# Please help a noob understand



## StingRay999 (20/2/15)

Firstly I apologise if this has been discussed before, but I am unable to find anything on the forum. I want to start building my own coils and thus I am in the market for an RBA tank. My eyes fell upon the Kangertech Subtank Hybrid. The reviews on it looks good and the duel functionality is certainly a plus for me. Unfortunately it clearly states that combined with the sub ohm coils you must have a mod able to produce at least 30Watts. Unfortunately my VTR is only capable of 15Watt.
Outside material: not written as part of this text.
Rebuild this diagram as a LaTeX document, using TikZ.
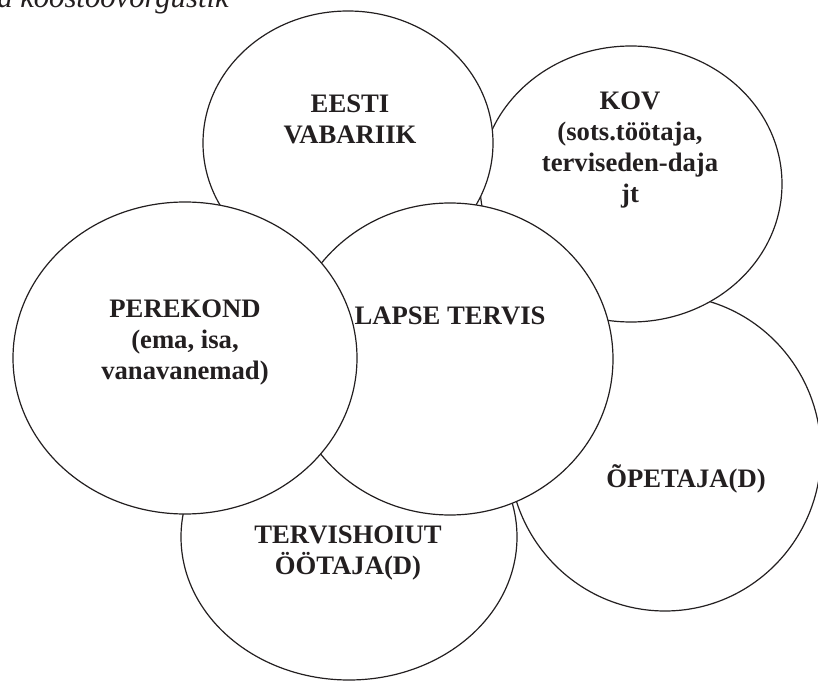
\documentclass[tikz,border=0pt]{standalone}
\usepackage{fontspec}
\setmainfont{Liberation Serif}
\usetikzlibrary{shapes.geometric}
\definecolor{ink}{RGB}{35,31,32}
\begin{document}
\begin{tikzpicture}[x=0.75pt,y=-0.75pt,
  bubble/.style args={#1/#2}{ellipse, draw=ink, line width=0.9pt, fill=white,
    inner sep=0pt, outer sep=0pt, minimum width=#1*0.75pt, minimum height=#2*0.75pt},
  lbl/.style={font=\fontsize{20}{23.25}\selectfont\bfseries, align=center,
    text=ink, inner sep=0pt},
  caption/.style={font=\fontsize{23}{27}\selectfont\itshape, text=ink, inner sep=0pt}]
\useasboundingbox (0,0) rectangle (818,681);
\clip (0,0) rectangle (818,681);
% caption, cut off by the top edge
\node[caption, anchor=base west] (cap) at (-3,8) {a koostöövõrgustik};
% circles, back to front
\node[bubble=312/316] (opetaja) at (665,453) {};
\node[bubble=302/276] (kov) at (631,184) {};
\node[bubble=290/264] (eesti) at (348,143) {};
\node[bubble=336/286] (tervishoid) at (349,537) {};
\node[bubble=326/312] (lapse) at (450,359) {};
\node[bubble=344/312] (perekond) at (185,358) {};
% texts
\node[lbl] (t-eesti) at (350,119.5) {EESTI\\VABARIIK};
\node[lbl] (t-kov) at (630,150) {KOV\\(sots.töötaja,\\terviseden-daja\\jt};
\node[lbl] (t-perekond) at (185,342.5) {PEREKOND\\(ema, isa,\\vanavanemad)};
\node[lbl] (t-lapse) at (450,316) {LAPSE TERVIS};
\node[lbl] (t-tervishoid) at (348,553) {TERVISHOIUT\\ÖÖTAJA(D)};
\node[lbl] (t-opetaja) at (686,479) {ÕPETAJA(D)};
\end{tikzpicture}
\end{document}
My questions comes in as follows. I currently Vape using 1.6 ohm coils at 8-12 Watt. That is my range and I am satisfied with the results. My intention was to build coils that are also in this range (1.2 - 1.6 ohm). Thus seeing as I am not planning to go sub ohm, would I be able to use my Itaste VTR with the Subtank Hybrid or will I also need a new MOD?

Your advise on the matter would be greatly appreciated.


----------



## Wesley (20/2/15)

Hi @StingRay999 ,

In my experience, the Subtank doesn't need that much power to reach its full potential, even on the .5ohm coil. I use this coil between 18 - 20 watts and it's perfect. With the 1.2 - 1.6ohm coil you will be fine with 15 watts.

However it may be a good idea to start looking at some more powerful mods for when you do decide to try out sub-ohming levels one day.

Reactions: Thanks 1


----------



## zadiac (20/2/15)

In my opinion. Go for the Goblin and a good 50w box mod. Done.

Reactions: Agree 1 | Thanks 1


----------



## shaunnadan (20/2/15)

Hi buddy.

The mod you have is decent enough for the kanger subtank mini. At 15w ou can get good clouds of the device . I don't think your mod is sub ohm capable so using the 0.5occ coils and low builds on the rba are out but I could be wrong. 

Il look for a link of a fellow forum member using the subtank at ur wattage range .

Reactions: Thanks 1


----------



## huffnpuff (20/2/15)

Keep in mind that if your VTR still has the top ring, you will need to use the 510-extension tube to use anything like the Subtank Mini, because it is 22mm (The normal subtank hybrid is 25mm) and won't fit in the VTR like the iClear (19mm). If you the hack the top ring off, then you'll be able to a 22mm atty max. If you're going to get a subtank, get the mini as it's got the easiest deck to build on. There are 1.2ohm OCC coils available for the Subtank for lower wattage vaping. If you're happy at 15W, then all should be fine with the VTR, but as mentioned above , you might want to upgrade when you start looking for a more warmer dense vape. Wire-wise look at 28-30 Gauge

Reactions: Thanks 1 | Informative 1


----------